Il romanzo di Puppo, tecnico dimenticato

Matteo Eremo riscopre un protagonista del calcio internazionale degli Anni 50 e 60, tra i primi italiani ad allenare all'estero (nazionale turca, Besiktas, Barcellona)
TORINO - Ci sono vite che sembrano romanzi, e sono molte più di quante pensiamo. Spesso restano lì in attesa che qualcuno le scopra, se ne appassioni e decida di condividerle con anime curiose disposte a meravigliarsi. Con “Il calcio è musica. Vita e romanzo di Sandro Puppo, allenatore dimenticato” (Mattioli 1885, 284 pagine, 19 euro), Matteo Eremo - insegnante, già autore di tre volumi dedicati al mondo delle librerie indipendenti - ha avviato esattamente questo percorso, consegnandoci l’esistenza di un uomo del Novecento, nato a Piacenza ma cresciuto a Shanghai, «a quei tempi la città più cosmopolita del pianeta», perché il padre era primo violino dell’Orchestra Sinfonica Municipale: e in Cina comincia a giocare a calcio, evidenzia doti non indifferenti, tanto che, al ritorno in Italia, viene ingaggiato dal Piacenza e si dimostra talmente bravo da essere convocato nel 1936 per l’Olimpiade di Berlino, l’unica vinta dalla nostra Nazionale. Puppo non scende in campo, ma la medaglia d’oro è comunque anche sua. Stessa storia l’anno dopo, quando passa all’Ambrosiana-Inter e festeggia lo scudetto senza mai essere utilizzato. Nel Venezia, più avanti, giocherà alle spalle del duo Loik-Mazzola, di lì a poco gioielli del Grande Torino.  

Ma è quando decide di sedersi in panchina che Puppo trasforma la propria vita in romanzo. Dopo le prime esperienze tra Thiene, Venezia e Rovereto, riceve una chiamata dal segretario della Federcalcio, Alberto Valentini. «La Federazione turca vorrebbe un tecnico italiano per guidare la Nazionale alle imminenti Olimpiadi di Helsinki e io avrei pensato di proporti: te la senti?». Ha 34 anni, Puppo: ci mette poco a decidere cosa rispondere, anche se questo significa stravolgere - in maniera anche devastante - la quotidianità della moglie Laura e dei figli Dario e Hilda. Non scenderemo nei dettagli, perché vanno scoperti a poco a poco, ma basti sapere che la Turchia con lui riuscirà a qualificarsi al Mondiale del 1954 a spese della Spagna e che a Puppo verrà chiesto di allenare pure il Besiktas, con cui conquisterà due campionati. E, ancora, che le sue squadre successive saranno il Barcellona e, per due stagioni, la Juventus (nella foto sopra, Puppo con Boniperti) in una fase di rinascita e di conseguenza con modeste prospettive (i bianconeri saranno definiti, con felice intuizione, i Puppanti). 

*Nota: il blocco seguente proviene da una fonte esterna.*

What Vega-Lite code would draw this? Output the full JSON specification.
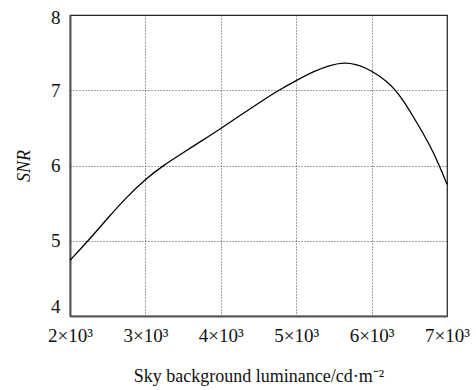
{
  "$schema": "https://vega.github.io/schema/vega-lite/v6.json",
  "width": 377,
  "height": 301,
  "autosize": {"type": "none"},
  "padding": {"left": 70, "top": 15, "right": 29, "bottom": 74},
  "background": "white",
  "config": {
    "font": "Liberation Serif",
    "view": {"stroke": "#222", "strokeWidth": 1.2},
    "axis": {
      "labelFont": "Liberation Serif",
      "titleFont": "Liberation Serif",
      "labelColor": "#111",
      "titleColor": "#111",
      "labelFontSize": 19,
      "titleFontSize": 18,
      "titleFontWeight": "normal",
      "ticks": false,
      "domainColor": "#555",
      "domainWidth": 2,
      "grid": true,
      "gridColor": "#333",
      "gridDash": [1, 2],
      "gridWidth": 1,
      "gridOpacity": 0.9
    }
  },
  "data": {
    "values": [
      {"lum": 2000, "snr": 4.74},
      {"lum": 2250, "snr": 5.01},
      {"lum": 2500, "snr": 5.3},
      {"lum": 2750, "snr": 5.58},
      {"lum": 3000, "snr": 5.82},
      {"lum": 3250, "snr": 6.01},
      {"lum": 3500, "snr": 6.17},
      {"lum": 3750, "snr": 6.33},
      {"lum": 4000, "snr": 6.49},
      {"lum": 4250, "snr": 6.66},
      {"lum": 4500, "snr": 6.83},
      {"lum": 4750, "snr": 6.99},
      {"lum": 5000, "snr": 7.13},
      {"lum": 5250, "snr": 7.26},
      {"lum": 5450, "snr": 7.335},
      {"lum": 5650, "snr": 7.37},
      {"lum": 5800, "snr": 7.34},
      {"lum": 5900, "snr": 7.305},
      {"lum": 6000, "snr": 7.255},
      {"lum": 6100, "snr": 7.19},
      {"lum": 6200, "snr": 7.115},
      {"lum": 6300, "snr": 7.02},
      {"lum": 6400, "snr": 6.895},
      {"lum": 6553, "snr": 6.65},
      {"lum": 6775, "snr": 6.27},
      {"lum": 6898, "snr": 6.0},
      {"lum": 7000, "snr": 5.75}
    ]
  },
  "mark": {"type": "line", "color": "black", "strokeWidth": 1.3, "interpolate": "basis"},
  "encoding": {
    "x": {
      "field": "lum",
      "type": "quantitative",
      "scale": {"domain": [2000, 7000], "nice": false, "zero": false},
      "axis": {
        "values": [2000, 3000, 4000, 5000, 6000, 7000],
        "labelExpr": "datum.value/1000 + '×10³'",
        "labelPadding": 10,
        "labelFlush": false,
        "title": "Sky background luminance/cd·m⁻²",
        "titlePadding": 22
      }
    },
    "y": {
      "field": "snr",
      "type": "quantitative",
      "scale": {"domain": [4, 8], "nice": false, "zero": false},
      "axis": {
        "values": [4, 5, 6, 7, 8],
        "labelPadding": 10,
        "labelFlush": false,
        "labelBaseline": {"condition": {"test": "datum.value == 4", "value": "bottom"}, "value": "middle"},
        "labelOffset": {"condition": {"test": "datum.value == 8", "value": 2}, "value": 0},
        "title": "SNR",
        "titleFontStyle": "italic",
        "titlePadding": 17
      }
    }
  }
}
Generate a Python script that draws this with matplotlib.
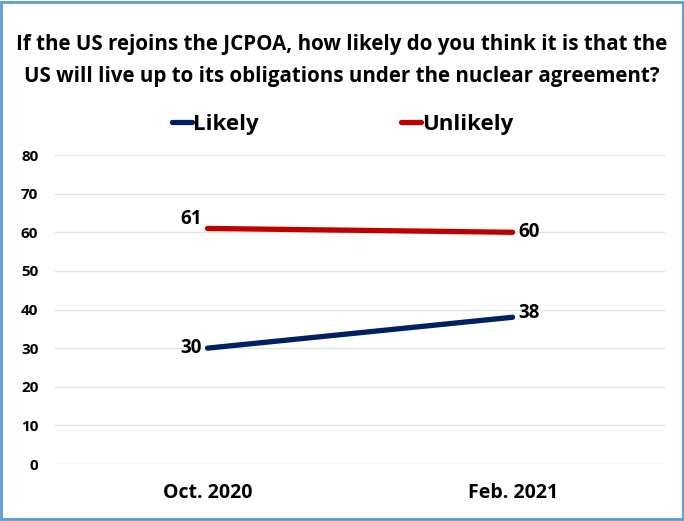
import matplotlib
matplotlib.use("Agg")
import matplotlib.pyplot as plt
from matplotlib.patches import Rectangle

categories = ["Oct. 2020", "Feb. 2021"]
likely = [30, 38]
unlikely = [61, 60]
yticks = [0, 10, 20, 30, 40, 50, 60, 70, 80]

title = ("If the US rejoins the JCPOA, how likely do you think it is that the\n"
         "US will live up to its obligations under the nuclear agreement?")

plt.rcParams["font.family"] = ["Open Sans", "DejaVu Sans"]
plt.rcParams["font.weight"] = "bold"

fig = plt.figure(figsize=(6.84, 5.21), dpi=100)
ax = fig.add_axes([0.0804, 0.1094, 0.892, 0.593])

x = list(range(len(categories)))
blue = "#002060"
red = "#c00000"
ax.plot(x, likely, color=blue, lw=3.8, solid_capstyle="round", label="Likely")
ax.plot(x, unlikely, color=red, lw=3.8, solid_capstyle="round", label="Unlikely")

# data labels
lab_fs = 13.5
ax.annotate(str(likely[0]), (x[0], likely[0]), xytext=(-4, 0), textcoords="offset points",
            ha="right", va="center", fontsize=lab_fs, fontweight="bold")
ax.annotate(str(likely[1]), (x[1], likely[1]), xytext=(4, 3), textcoords="offset points",
            ha="left", va="center", fontsize=lab_fs, fontweight="bold")
ax.annotate(str(unlikely[0]), (x[0], unlikely[0]), xytext=(-4, 7), textcoords="offset points",
            ha="right", va="center", fontsize=lab_fs, fontweight="bold")
ax.annotate(str(unlikely[1]), (x[1], unlikely[1]), xytext=(4, 0), textcoords="offset points",
            ha="left", va="center", fontsize=lab_fs, fontweight="bold")

ax.set_xlim(-0.5, 1.5)
ax.set_ylim(0, 80)
ax.set_yticks(yticks)
ax.set_xticks(x)
ax.set_xticklabels(categories, fontsize=14, fontweight="bold")
ax.tick_params(axis="y", labelsize=11, length=0, pad=12)
ax.tick_params(axis="x", length=0, pad=14)
for lbl in ax.get_yticklabels():
    lbl.set_fontweight("bold")
ax.grid(axis="y", color="#e3e3e3", lw=1)
ax.set_axisbelow(True)
for s in ax.spines.values():
    s.set_visible(False)

leg = ax.legend(loc="lower center", bbox_to_anchor=(0.471, 1.0), ncol=2, frameon=False,
                handlelength=0.9, handletextpad=0.05, columnspacing=6.4,
                prop={"size": 16, "weight": "bold"})

fig.text(0.5, 0.935, title, ha="center", va="top", fontsize=14.8, fontweight="bold",
         linespacing=1.72)

fig.patches.append(Rectangle((0.002, 0.003), 0.996, 0.994, transform=fig.transFigure,
                             fill=False, edgecolor="#5b9bd5", lw=2))

fig.savefig("out.png", dpi=100)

Eremo ha realizzato un lavoro formidabile, sia nella raccolta delle informazioni (alle quali ha molto contribuito Lorenzo, il nipote del protagonista), sia nella capacità di narrazione, scegliendo la prima persona che rende molto coinvolgente la lettura, specie nelle numerose parti esotiche: perché la Cina degli anni Venti e Trenta e la Turchia degli anni Cinquanta e primi Sessanta erano due realtà clamorosamente lontane da quella italiana, assai più dei nostri tempi, nei quali, per altro, rimangono ancora tanti aspetti che ce le rendono misteriose.  

Le soddisfazioni professionali di Puppo sono accompagnate dai profondi tormenti interiori, per il discorso legato alla famiglia di cui si diceva e per altre ragioni. Eremo riesce a mantenere vivi i due aspetti senza che mai ci sia una caduta di attenzione né di stile. «Da noi l’allenatore recita per novanta minuti la parte dello stratega. Si sbraccia, si contorce, inveisce, appellandosi a una mimica ereditata dai grandi personaggi della tragedia greca. Diventa così, per molta gente, il polo d’attrazione, una specie di mago in azione. Io non sono un mago e non ho bacchette magiche, ma sono paziente e metodico». Ma quanto era avanti, Sandro Puppo?